The Administration spent the next seven months pushing for a deal. It did the right thing in supporting Israel’s operations against Hezbollah and Iran and then helped negotiate the Israel-Hezbollah ceasefire in Lebanon to isolate Hamas and lower its asking price. Meanwhile, the entrance of Gidon Sa’ar into the Israeli government combined with Trump’s election and his strong preference for a ceasefire created new flexibility and leverage with Netanyahu, and in January there was finally a deal.
We will never know, however, if it might have been possible a year earlier.
Thank you for sharing what seems to be one of the earliest accounts of what was happening behind the scenes during this war.
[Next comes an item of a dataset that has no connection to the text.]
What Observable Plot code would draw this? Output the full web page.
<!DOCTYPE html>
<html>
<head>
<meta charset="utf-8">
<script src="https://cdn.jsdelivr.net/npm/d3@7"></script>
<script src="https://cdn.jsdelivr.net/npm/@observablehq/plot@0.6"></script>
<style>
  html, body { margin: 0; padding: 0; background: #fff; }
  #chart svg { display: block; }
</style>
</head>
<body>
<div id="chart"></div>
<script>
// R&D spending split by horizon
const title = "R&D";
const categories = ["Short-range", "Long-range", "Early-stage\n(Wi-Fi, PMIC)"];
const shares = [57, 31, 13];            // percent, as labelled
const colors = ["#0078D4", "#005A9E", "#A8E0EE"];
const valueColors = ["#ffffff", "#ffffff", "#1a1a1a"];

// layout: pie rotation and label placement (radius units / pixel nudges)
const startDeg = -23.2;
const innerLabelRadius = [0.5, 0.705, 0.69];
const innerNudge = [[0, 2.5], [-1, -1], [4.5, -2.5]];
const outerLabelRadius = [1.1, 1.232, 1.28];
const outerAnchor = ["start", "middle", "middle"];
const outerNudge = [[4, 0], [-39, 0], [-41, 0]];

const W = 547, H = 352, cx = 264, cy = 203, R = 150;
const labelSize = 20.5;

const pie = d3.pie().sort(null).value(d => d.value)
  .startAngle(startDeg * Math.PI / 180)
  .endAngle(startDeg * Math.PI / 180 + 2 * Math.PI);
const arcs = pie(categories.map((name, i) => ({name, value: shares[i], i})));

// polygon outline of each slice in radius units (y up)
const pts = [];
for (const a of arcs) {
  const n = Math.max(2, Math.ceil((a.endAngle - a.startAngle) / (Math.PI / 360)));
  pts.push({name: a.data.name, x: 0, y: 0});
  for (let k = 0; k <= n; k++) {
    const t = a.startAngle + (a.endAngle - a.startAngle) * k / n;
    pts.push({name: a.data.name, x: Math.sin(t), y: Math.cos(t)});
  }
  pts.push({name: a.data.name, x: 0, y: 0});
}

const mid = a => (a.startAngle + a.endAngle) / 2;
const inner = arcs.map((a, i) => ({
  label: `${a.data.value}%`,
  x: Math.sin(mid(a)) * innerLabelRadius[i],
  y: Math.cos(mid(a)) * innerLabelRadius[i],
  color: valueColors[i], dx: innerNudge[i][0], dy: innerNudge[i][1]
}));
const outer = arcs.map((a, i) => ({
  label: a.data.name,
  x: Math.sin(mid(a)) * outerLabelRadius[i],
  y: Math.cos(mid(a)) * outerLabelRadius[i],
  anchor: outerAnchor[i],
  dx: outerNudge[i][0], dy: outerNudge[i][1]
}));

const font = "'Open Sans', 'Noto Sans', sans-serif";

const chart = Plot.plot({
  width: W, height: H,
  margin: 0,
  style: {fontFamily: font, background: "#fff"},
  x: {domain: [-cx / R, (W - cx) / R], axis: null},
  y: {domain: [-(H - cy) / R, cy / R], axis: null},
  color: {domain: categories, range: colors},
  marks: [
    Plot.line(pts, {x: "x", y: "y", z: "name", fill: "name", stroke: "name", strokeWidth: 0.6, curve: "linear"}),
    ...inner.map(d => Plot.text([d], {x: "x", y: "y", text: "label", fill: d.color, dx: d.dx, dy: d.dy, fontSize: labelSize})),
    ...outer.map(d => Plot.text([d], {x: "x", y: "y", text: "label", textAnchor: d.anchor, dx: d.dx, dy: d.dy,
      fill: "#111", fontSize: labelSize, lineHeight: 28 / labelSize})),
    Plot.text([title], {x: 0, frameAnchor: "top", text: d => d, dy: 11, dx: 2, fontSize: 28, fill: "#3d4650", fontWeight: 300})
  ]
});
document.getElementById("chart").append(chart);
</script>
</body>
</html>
Unfortunately, Ilan, your dual loyalty is palpable. The US never really loses its leverage with Israel. We just choose not to use it, primarily because our government is full of dual loyalists who put Israel’s interests over our own. Second, Hamas, which was sustained by Israel for the past 15 years would’ve negotiated a ceasefire within the first 2 months of the war. They had nothing to gain by delaying.
The Biden Administration failed to seize the opportunity to capitalize on Biden’s popularity amongst Israel’s public.
What exactly was Biden’s apparent state of mind at the time?
PBS November 21, 2024: “Today, the world's top war crimes court issued arrest warrants for Israeli Prime Minister Benjamin Netanyahu and former Defense Minister Yoav Gallant for what the court called crimes against humanity for intentionally depriving Gazans of food and directing attacks against civilians.”
Statement from President Joe Biden, November 21, 2024, on Warrants Issued by the International Criminal Court: “The ICC issuance of arrest warrants against Israeli leaders is outrageous.”
Almost anyone, anywhere in the world, with a smartphone could easily find perfectly clear and irrefutable evidence of extensive war crimes committed by the Israeli military against the people of Gaza.
Was Biden unable or unwilling to see that? And/or, was he somehow kept from seeing it, by those who surrounded him in the White House? Were you unable to grasp the level of destruction being wrought on Gaza by the IDF? And, as Assistant Secretary of Defense for International Security Affairs, what could you personally have done better?